We will use scipy.stats.ttest_ind to perform t-test between two independently drawn samples.

from scipy.stats import ttest_ind
# By default, ttest_ind assumes equal variance of the two samples
print('assuming equal variance of the two population:')
t, p = ttest_ind(sample.query('PhysActive==1.0')['BodyMassIndexKgm2'], sample.query('PhysActive==0.0')['BodyMassIndexKgm2'])
print('t-statistic:', t)
print('p-value:', p)

# If we don't make the assumption, the result may be slightly different:
print('without assuming equal variance of the two populations:')
t, p = ttest_ind(sample.query('PhysActive==1.0')['BodyMassIndexKgm2'], sample.query('PhysActive==0.0')['BodyMassIndexKgm2'], equal_var=False)
print('t-statistic:', t)
print('p-value:', p)
assuming equal variance of the two population:
t-statistic: -5.316941860027617
p-value: 2.354151901662167e-07
without assuming equal variance of the two populations:
t-statistic: -5.2610355104492506
p-value: 4.255126801088449e-07

Simulating p-values#

In this exercise we will perform hypothesis testing many times in order to test whether the p-values provided by our statistical test are valid.

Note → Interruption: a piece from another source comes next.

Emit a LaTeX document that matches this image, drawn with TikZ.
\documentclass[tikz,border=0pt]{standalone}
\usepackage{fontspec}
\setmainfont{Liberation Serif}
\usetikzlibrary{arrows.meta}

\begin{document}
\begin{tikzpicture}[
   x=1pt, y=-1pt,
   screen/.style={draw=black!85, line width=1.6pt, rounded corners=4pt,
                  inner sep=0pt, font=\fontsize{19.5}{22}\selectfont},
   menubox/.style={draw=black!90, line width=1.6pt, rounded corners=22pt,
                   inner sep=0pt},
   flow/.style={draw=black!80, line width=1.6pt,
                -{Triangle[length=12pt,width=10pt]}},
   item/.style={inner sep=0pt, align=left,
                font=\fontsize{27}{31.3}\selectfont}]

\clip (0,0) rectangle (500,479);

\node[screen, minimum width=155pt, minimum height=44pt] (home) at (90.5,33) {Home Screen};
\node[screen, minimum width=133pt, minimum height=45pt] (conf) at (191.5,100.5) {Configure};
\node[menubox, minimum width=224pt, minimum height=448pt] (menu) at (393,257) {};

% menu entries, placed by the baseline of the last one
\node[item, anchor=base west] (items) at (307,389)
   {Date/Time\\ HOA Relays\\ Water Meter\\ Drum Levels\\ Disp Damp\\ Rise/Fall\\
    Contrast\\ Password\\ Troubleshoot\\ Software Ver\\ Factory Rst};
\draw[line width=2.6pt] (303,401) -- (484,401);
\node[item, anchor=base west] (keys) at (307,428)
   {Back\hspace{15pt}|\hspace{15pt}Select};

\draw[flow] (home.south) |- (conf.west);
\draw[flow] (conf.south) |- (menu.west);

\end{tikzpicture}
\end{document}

We will sample data from a normal distribution with a mean of zero, and for each sample perform a t-test to determine whether the mean is different from zero. We will then count how often we reject the null hypothesis; since we know that the true mean is zero, these are by definition Type I errors.

num_runs = 5000


# create a function that will take a sample
# and perform a one-sample t-test
def sample_ttest(sampSize=32):
    """
    perform a ttest on random data of n=sampSize
    """

    ttresult = scipy.stats.ttest_1samp(np.random.normal(loc=0.0, scale=1.0, size=sampSize), 0)
    return(ttresult.pvalue)


# create input data frame for the function
sim_results_df = pd.DataFrame({'p_value': np.zeros(num_runs)})

# perform simulations
for run in range(num_runs):
    sim_results_df.loc[run, 'p_value'] = sample_ttest()

p_error = sim_results_df['p_value'] < 0.05
p_error = p_error.mean(axis=0)
p_error
0.0456

We should see that the proportion of samples with p < .05 is about 5%.